Could you transcribe every record below exactly as written, leaving out any pictures?

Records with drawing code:
^^^^^^^^^^^^^^^^

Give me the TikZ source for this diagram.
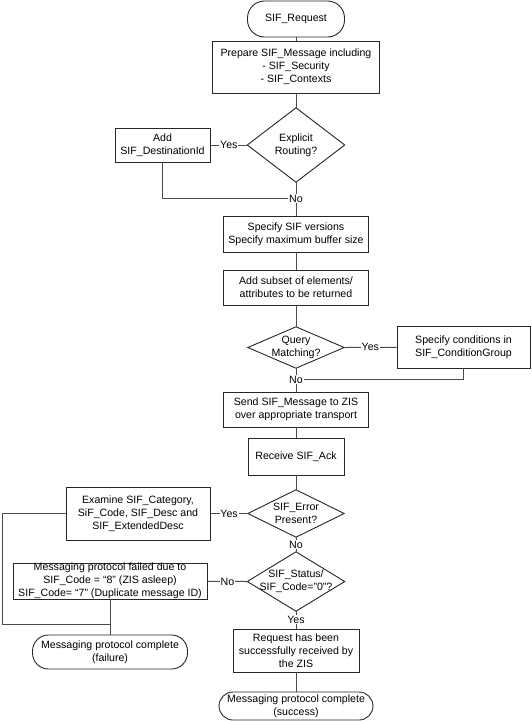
\documentclass[tikz,border=0pt]{standalone}
\usepackage{fontspec}
\setmainfont{Liberation Sans}
\begin{document}
\begin{tikzpicture}[x=1pt,y=-1pt,
  font=\fontsize{10.6}{13}\selectfont,
  box/.style={draw=black!85, line width=0.9pt, align=center, inner sep=0pt},
  term/.style={box, rounded corners=#1},
  dia/.style={align=center, inner sep=0pt},
  diaedge/.style={draw=black!85, line width=0.9pt},
  conn/.style={draw=black!70, line width=1pt},
  lbl/.style={fill=white, inner sep=0.8pt}]
\useasboundingbox (0,0) rectangle (532,721);

\node[term=17pt, minimum width=97pt, minimum height=36pt] (start) at (296,19) {SIF\_Request};
\node[box, minimum width=167pt, minimum height=52pt] (prep) at (296,67) {Prepare SIF\_Message including\\- SIF\_Security\\- SIF\_Contexts};
\node[dia, minimum width=97pt, minimum height=74pt] (d1) at (296,145) {Explicit\\Routing?};
\node[box, minimum width=95pt, minimum height=34pt] (dest) at (162.5,145) {Add\\SIF\_DestinationId};
\node[box, minimum width=145pt, minimum height=36pt] (ver) at (296,234) {Specify SIF versions\\Specify maximum buffer size};
\node[box, minimum width=145pt, minimum height=35pt] (sub) at (296,287.5) {Add subset of elements/\\attributes to be returned};
\node[dia, minimum width=96pt, minimum height=41pt] (d2) at (296,347.5) {Query\\Matching?};
\node[box, minimum width=133pt, minimum height=42pt] (cond) at (463.5,347) {Specify conditions in\\SIF\_ConditionGroup};
\node[box, minimum width=145pt, minimum height=35pt] (send) at (296,409.5) {Send SIF\_Message to ZIS\\over appropriate transport};
\node[box, minimum width=96pt, minimum height=37pt] (ack) at (296,456.5) {Receive SIF\_Ack};
\node[dia, minimum width=96pt, minimum height=47pt] (d3) at (296,513.5) {SIF\_Error\\Present?};
\node[box, minimum width=144pt, minimum height=53pt] (exam) at (138,513.5) {Examine SIF\_Category,\\SiF\_Code, SIF\_Desc and\\SIF\_ExtendedDesc};
\node[dia, minimum width=97pt, minimum height=59pt] (d4) at (296,581.5) {SIF\_Status/\\SIF\_Code="0"?};
\node[box, minimum width=194pt, minimum height=36pt] (fail) at (110,581) {Messaging protocol failed due to\\SIF\_Code = “8” (ZIS asleep)\\SIF\_Code= “7” (Duplicate message ID)};
\node[term=16pt, minimum width=155pt, minimum height=34pt] (failend) at (110,652) {Messaging protocol complete\\(failure)};
\node[box, minimum width=126pt, minimum height=43pt] (req) at (296,650.5) {Request has been\\successfully received by\\the ZIS};
\node[term=14pt, minimum width=154pt, minimum height=28pt] (okend) at (296,706) {Messaging protocol complete\\(success)};

\foreach \n in {d1,d2,d3,d4}
  \draw[diaedge] (\n.north) -- (\n.east) -- (\n.south) -- (\n.west) -- cycle;

\draw[conn] (start) -- (prep);
\draw[conn] (prep) -- (d1.north);
\draw[conn] (d1.west) -- node[lbl]{Yes} (dest);
\draw[conn] (d1.south) -- node[lbl] (no1) {No} (ver);
\draw[conn] (dest.south) |- (no1.west);
\draw[conn] (ver) -- (sub);
\draw[conn] (sub) -- (d2.north);
\draw[conn] (d2.east) -- node[lbl]{Yes} (cond);
\draw[conn] (d2.south) -- node[lbl] (no2) {No} (send);
\draw[conn] (cond.south) |- (no2.east);
\draw[conn] (send) -- (ack);
\draw[conn] (ack) -- (d3.north);
\draw[conn] (d3.west) -- node[lbl]{Yes} (exam);
\draw[conn] (d3.south) -- node[lbl]{No} (d4.north);
\draw[conn] (d4.west) -- node[lbl]{No} (fail);
\draw[conn] (d4.south) -- node[lbl]{Yes} (req);
\draw[conn] (req) -- (okend);
\draw[conn] (fail) -- (failend);
\coordinate (lc) at (2,624);
\coordinate (j) at (110,624);
\draw[conn] (exam.west) -| (lc) -- (j);
\end{tikzpicture}
\end{document}
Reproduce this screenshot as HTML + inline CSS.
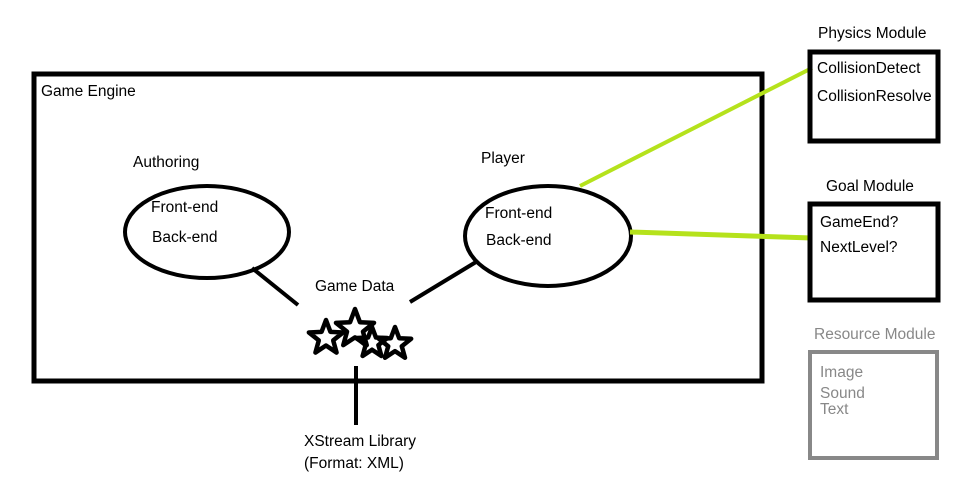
<!DOCTYPE html>
<html><head><meta charset="utf-8"><style>
body{margin:0;background:#fff;}
svg{display:block}
text{font-family:"Liberation Sans",sans-serif;font-size:15.5px;fill:#000;}
</style></head><body>
<svg width="955" height="492" viewBox="0 0 955 492">
<defs>
<polygon id="st" points="0,-1 0.247,-0.34 0.951,-0.309 0.399,0.13 0.588,0.809 0,0.42 -0.588,0.809 -0.399,0.13 -0.951,-0.309 -0.247,-0.34" fill="none" stroke="#000" stroke-width="4.5" vector-effect="non-scaling-stroke" stroke-linejoin="round"/>
</defs>
<rect x="34" y="74" width="728" height="307" fill="none" stroke="#000" stroke-width="5"/>
<text x="41" y="96">Game Engine</text>
<text x="133" y="167">Authoring</text>
<text x="481" y="163">Player</text>
<ellipse cx="207" cy="232" rx="82" ry="46" fill="none" stroke="#000" stroke-width="4"/>
<text x="151" y="212">Front-end</text>
<text x="152" y="242">Back-end</text>
<ellipse cx="548" cy="236" rx="83" ry="50" fill="none" stroke="#000" stroke-width="4"/>
<text x="485" y="218">Front-end</text>
<text x="486" y="245">Back-end</text>
<line x1="252" y1="268" x2="298" y2="305" stroke="#000" stroke-width="4"/>
<line x1="410" y1="302" x2="476" y2="262" stroke="#000" stroke-width="4"/>
<text x="315" y="291">Game Data</text>
<use href="#st" transform="translate(326,338) scale(18)"/>
<use href="#st" transform="translate(355,329) scale(20)"/>
<use href="#st" transform="translate(372,343) scale(16)"/>
<use href="#st" transform="translate(395,344) scale(17)"/>
<line x1="356" y1="366" x2="356" y2="425" stroke="#000" stroke-width="4"/>
<text x="304" y="446">XStream Library</text>
<text x="304" y="468">(Format: XML)</text>
<line x1="580" y1="186" x2="812" y2="68" stroke="#b5e21c" stroke-width="4"/>
<line x1="630" y1="232" x2="812" y2="238" stroke="#b5e21c" stroke-width="5"/>
<text x="818" y="38">Physics Module</text>
<rect x="810" y="52" width="128" height="89" fill="none" stroke="#000" stroke-width="5"/>
<text x="817" y="73">CollisionDetect</text>
<text x="817" y="101">CollisionResolve</text>
<text x="826" y="191">Goal Module</text>
<rect x="810" y="204" width="128" height="96" fill="none" stroke="#000" stroke-width="5"/>
<text x="820" y="227">GameEnd?</text>
<text x="820" y="252">NextLevel?</text>
<text x="814" y="339" style="fill:#888">Resource Module</text>
<rect x="810" y="352" width="127" height="106" fill="none" stroke="#888" stroke-width="4"/>
<text x="820" y="377" style="fill:#888">Image</text>
<text x="820" y="398" style="fill:#888">Sound</text>
<text x="820" y="414" style="fill:#888">Text</text>
</svg>
</body></html>
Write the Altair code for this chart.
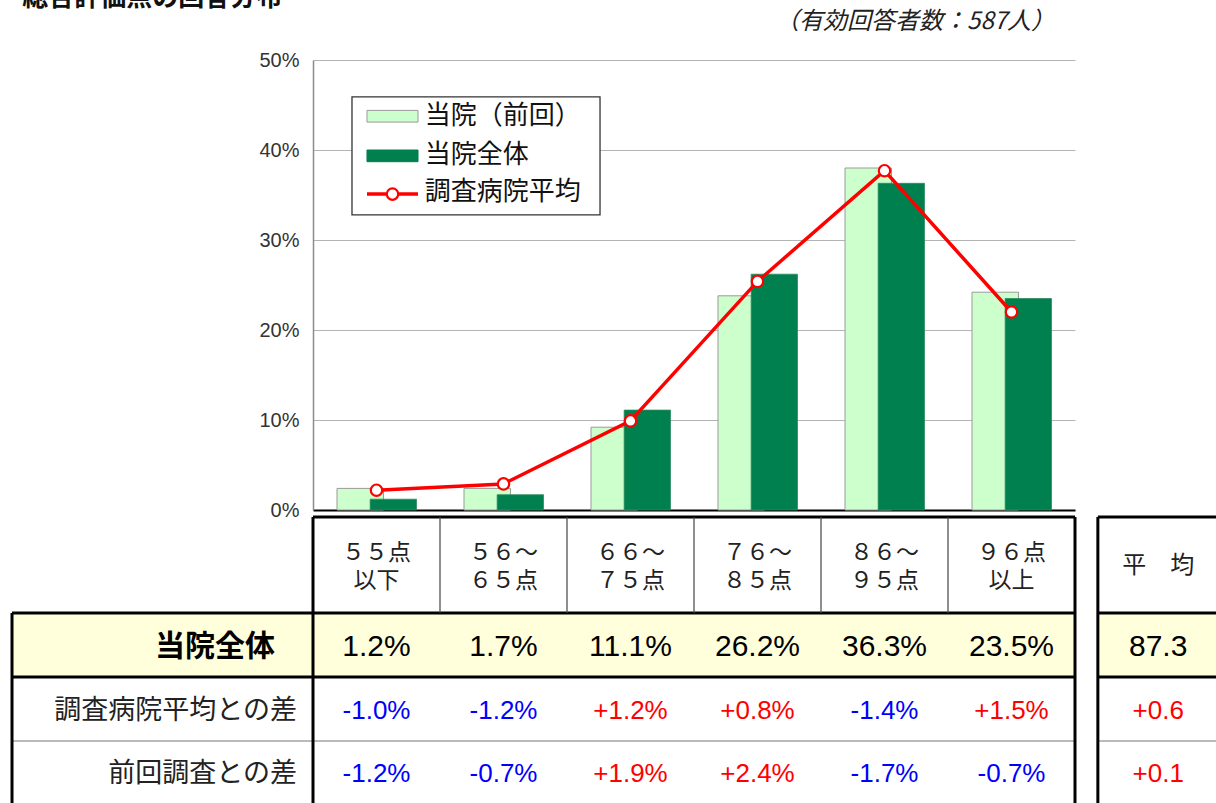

^^^^^^^^^^^^^^^^

THE SOLUTION:
Give me the TikZ source for this diagram.
\documentclass[tikz,border=0pt]{standalone}
\usepackage{fontspec}
\setmainfont{Liberation Sans}
\begin{document}
\begin{tikzpicture}[x=1pt,y=-1pt,
  font=\fontsize{10.6}{13}\selectfont,
  box/.style={draw=black!85, line width=0.9pt, align=center, inner sep=0pt},
  term/.style={box, rounded corners=#1},
  dia/.style={align=center, inner sep=0pt},
  diaedge/.style={draw=black!85, line width=0.9pt},
  conn/.style={draw=black!70, line width=1pt},
  lbl/.style={fill=white, inner sep=0.8pt}]
\useasboundingbox (0,0) rectangle (532,721);

\node[term=17pt, minimum width=97pt, minimum height=36pt] (start) at (296,19) {SIF\_Request};
\node[box, minimum width=167pt, minimum height=52pt] (prep) at (296,67) {Prepare SIF\_Message including\\- SIF\_Security\\- SIF\_Contexts};
\node[dia, minimum width=97pt, minimum height=74pt] (d1) at (296,145) {Explicit\\Routing?};
\node[box, minimum width=95pt, minimum height=34pt] (dest) at (162.5,145) {Add\\SIF\_DestinationId};
\node[box, minimum width=145pt, minimum height=36pt] (ver) at (296,234) {Specify SIF versions\\Specify maximum buffer size};
\node[box, minimum width=145pt, minimum height=35pt] (sub) at (296,287.5) {Add subset of elements/\\attributes to be returned};
\node[dia, minimum width=96pt, minimum height=41pt] (d2) at (296,347.5) {Query\\Matching?};
\node[box, minimum width=133pt, minimum height=42pt] (cond) at (463.5,347) {Specify conditions in\\SIF\_ConditionGroup};
\node[box, minimum width=145pt, minimum height=35pt] (send) at (296,409.5) {Send SIF\_Message to ZIS\\over appropriate transport};
\node[box, minimum width=96pt, minimum height=37pt] (ack) at (296,456.5) {Receive SIF\_Ack};
\node[dia, minimum width=96pt, minimum height=47pt] (d3) at (296,513.5) {SIF\_Error\\Present?};
\node[box, minimum width=144pt, minimum height=53pt] (exam) at (138,513.5) {Examine SIF\_Category,\\SiF\_Code, SIF\_Desc and\\SIF\_ExtendedDesc};
\node[dia, minimum width=97pt, minimum height=59pt] (d4) at (296,581.5) {SIF\_Status/\\SIF\_Code="0"?};
\node[box, minimum width=194pt, minimum height=36pt] (fail) at (110,581) {Messaging protocol failed due to\\SIF\_Code = “8” (ZIS asleep)\\SIF\_Code= “7” (Duplicate message ID)};
\node[term=16pt, minimum width=155pt, minimum height=34pt] (failend) at (110,652) {Messaging protocol complete\\(failure)};
\node[box, minimum width=126pt, minimum height=43pt] (req) at (296,650.5) {Request has been\\successfully received by\\the ZIS};
\node[term=14pt, minimum width=154pt, minimum height=28pt] (okend) at (296,706) {Messaging protocol complete\\(success)};

\foreach \n in {d1,d2,d3,d4}
  \draw[diaedge] (\n.north) -- (\n.east) -- (\n.south) -- (\n.west) -- cycle;

\draw[conn] (start) -- (prep);
\draw[conn] (prep) -- (d1.north);
\draw[conn] (d1.west) -- node[lbl]{Yes} (dest);
\draw[conn] (d1.south) -- node[lbl] (no1) {No} (ver);
\draw[conn] (dest.south) |- (no1.west);
\draw[conn] (ver) -- (sub);
\draw[conn] (sub) -- (d2.north);
\draw[conn] (d2.east) -- node[lbl]{Yes} (cond);
\draw[conn] (d2.south) -- node[lbl] (no2) {No} (send);
\draw[conn] (cond.south) |- (no2.east);
\draw[conn] (send) -- (ack);
\draw[conn] (ack) -- (d3.north);
\draw[conn] (d3.west) -- node[lbl]{Yes} (exam);
\draw[conn] (d3.south) -- node[lbl]{No} (d4.north);
\draw[conn] (d4.west) -- node[lbl]{No} (fail);
\draw[conn] (d4.south) -- node[lbl]{Yes} (req);
\draw[conn] (req) -- (okend);
\draw[conn] (fail) -- (failend);
\coordinate (lc) at (2,624);
\coordinate (j) at (110,624);
\draw[conn] (exam.west) -| (lc) -- (j);
\end{tikzpicture}
\end{document}
Reproduce this screenshot as HTML + inline CSS.
<!DOCTYPE html>
<html><head><meta charset="utf-8"><style>
body{margin:0;background:#fff;}
svg{display:block}
text{font-family:"Liberation Sans",sans-serif;font-size:15.5px;fill:#000;}
</style></head><body>
<svg width="955" height="492" viewBox="0 0 955 492">
<defs>
<polygon id="st" points="0,-1 0.247,-0.34 0.951,-0.309 0.399,0.13 0.588,0.809 0,0.42 -0.588,0.809 -0.399,0.13 -0.951,-0.309 -0.247,-0.34" fill="none" stroke="#000" stroke-width="4.5" vector-effect="non-scaling-stroke" stroke-linejoin="round"/>
</defs>
<rect x="34" y="74" width="728" height="307" fill="none" stroke="#000" stroke-width="5"/>
<text x="41" y="96">Game Engine</text>
<text x="133" y="167">Authoring</text>
<text x="481" y="163">Player</text>
<ellipse cx="207" cy="232" rx="82" ry="46" fill="none" stroke="#000" stroke-width="4"/>
<text x="151" y="212">Front-end</text>
<text x="152" y="242">Back-end</text>
<ellipse cx="548" cy="236" rx="83" ry="50" fill="none" stroke="#000" stroke-width="4"/>
<text x="485" y="218">Front-end</text>
<text x="486" y="245">Back-end</text>
<line x1="252" y1="268" x2="298" y2="305" stroke="#000" stroke-width="4"/>
<line x1="410" y1="302" x2="476" y2="262" stroke="#000" stroke-width="4"/>
<text x="315" y="291">Game Data</text>
<use href="#st" transform="translate(326,338) scale(18)"/>
<use href="#st" transform="translate(355,329) scale(20)"/>
<use href="#st" transform="translate(372,343) scale(16)"/>
<use href="#st" transform="translate(395,344) scale(17)"/>
<line x1="356" y1="366" x2="356" y2="425" stroke="#000" stroke-width="4"/>
<text x="304" y="446">XStream Library</text>
<text x="304" y="468">(Format: XML)</text>
<line x1="580" y1="186" x2="812" y2="68" stroke="#b5e21c" stroke-width="4"/>
<line x1="630" y1="232" x2="812" y2="238" stroke="#b5e21c" stroke-width="5"/>
<text x="818" y="38">Physics Module</text>
<rect x="810" y="52" width="128" height="89" fill="none" stroke="#000" stroke-width="5"/>
<text x="817" y="73">CollisionDetect</text>
<text x="817" y="101">CollisionResolve</text>
<text x="826" y="191">Goal Module</text>
<rect x="810" y="204" width="128" height="96" fill="none" stroke="#000" stroke-width="5"/>
<text x="820" y="227">GameEnd?</text>
<text x="820" y="252">NextLevel?</text>
<text x="814" y="339" style="fill:#888">Resource Module</text>
<rect x="810" y="352" width="127" height="106" fill="none" stroke="#888" stroke-width="4"/>
<text x="820" y="377" style="fill:#888">Image</text>
<text x="820" y="398" style="fill:#888">Sound</text>
<text x="820" y="414" style="fill:#888">Text</text>
</svg>
</body></html>
Write the Altair code for this chart.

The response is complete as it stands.